Chinese Railways Ready To Capitalize on the Horrors of the Red Sea

weniliou /
weniliou /

On January 7th, the Chinese government publication Global Times (GT) churned out a new article about the shipping crisis currently going on in the Red Sea. As they pointed out, the crisis is now entering its third month, despite President Biden and his cohorts swearing that they would be securing the shipping lanes in short order. In what looked more like a paid advertisement article than a news story, they outlined just how ready Chinese companies are to provide an alternate shipping method.

Talking about the difference between Beijing to Europe rail versus container shipping through the Red Sea, they outlined what making the change from ship to rail would mean.

“The detour adds an estimated 7,000 to 10,000 kilometers and seven to 10 days to the journey. Data from the Shanghai Shipping Exchange showed that, on Friday, the market freight rate for exports from Shanghai Port to European basic ports was $2,871 per standard container, up 210.38 percent from December 8, 2023, according to media reports. The repercussions of the Red Sea crisis have roiled European businesses, affecting global trade and leaving those not in European trade businesses feeling the impact.”

Referencing multiple Chinese-based shipping merchants, they outlined just how good Chinese rail could be, especially when the Red Sea only looks to become more volatile as the weeks go on. According to GT, the differences don’t just stop with more protection from Houthi fighters or shorter shipping times. The rail lines also run far less frequently, and since less can be taken in a single rail line, the cost per container is far higher. They certainly can’t just put more in a single container or make it bigger, either.

Kang Shuchun, a director of the China Federation of Logistics and Purchasing, told GT, “More traders are using China-Europe freight trains, but there’s no fundamental solution to the Red Sea crisis at the moment. Rail shipping accounts for less than 3 percent of sea transportation, and it’s very difficult to increase that by even one percentage point.”

Multiple Italian-based merchants who carry Chinese goods have said that due to the conflict in the Red Sea, shipments are taking at least ten days longer than usual for this time of year. With most companies only inking one-year contracts in the face of global inflation and panic, they have opportunities open to them for being able to pivot with the conditions in the Red Sea. Yet no matter how they pivot, it would seem rather clear that China will benefit from the conditions on the water.

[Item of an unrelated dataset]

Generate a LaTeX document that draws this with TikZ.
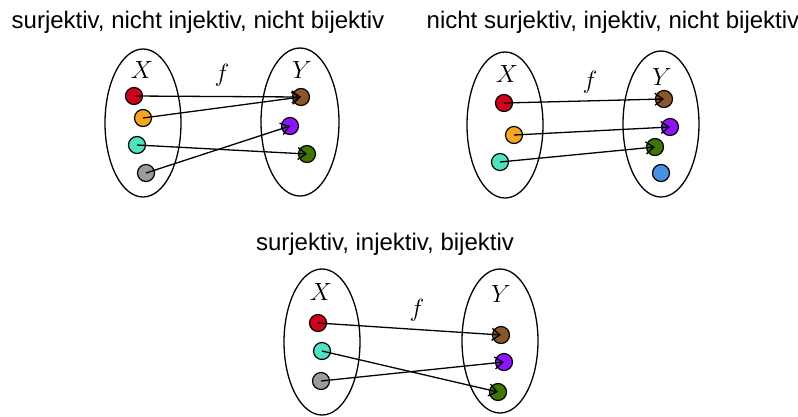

For years now, China and Iran have been trading partners. As of late, Tehran has been upset with Beijing’s refusal to pay more for their oil. Yet the Iranians are already importing 40% more goods than they ship to China. This imbalance gives China tremendous negotiation with the Iranian leaders, a position they have no problem exploiting.

Given China’s open desire to control the globe, this is just another step in their quest for global domination. With Iran in their back pocket due to foreign trade, and the Iranian involvement in Israel with Hamas already well documented, the Chinese are in a unique position. Using Houthi rebels to stage increased attacks on boats would be the perfect way to increase the use of Chinese rail service between mainland China and Europe.

As it is, China has an easy time (relatively speaking) importing goods from the rest of Asia. By boat, freight, or air, they have been known to get it in. For many companies, this makes it a natural place to gather up an entire order and put it all in one container. Naturally, the transition to rail could be done easily in their book, and they intend to exploit that option.

For China, any bump in rail service is a huge surge to the country’s economy. Already struggling to stay above water, the country will take any help they can. No matter how it shows up.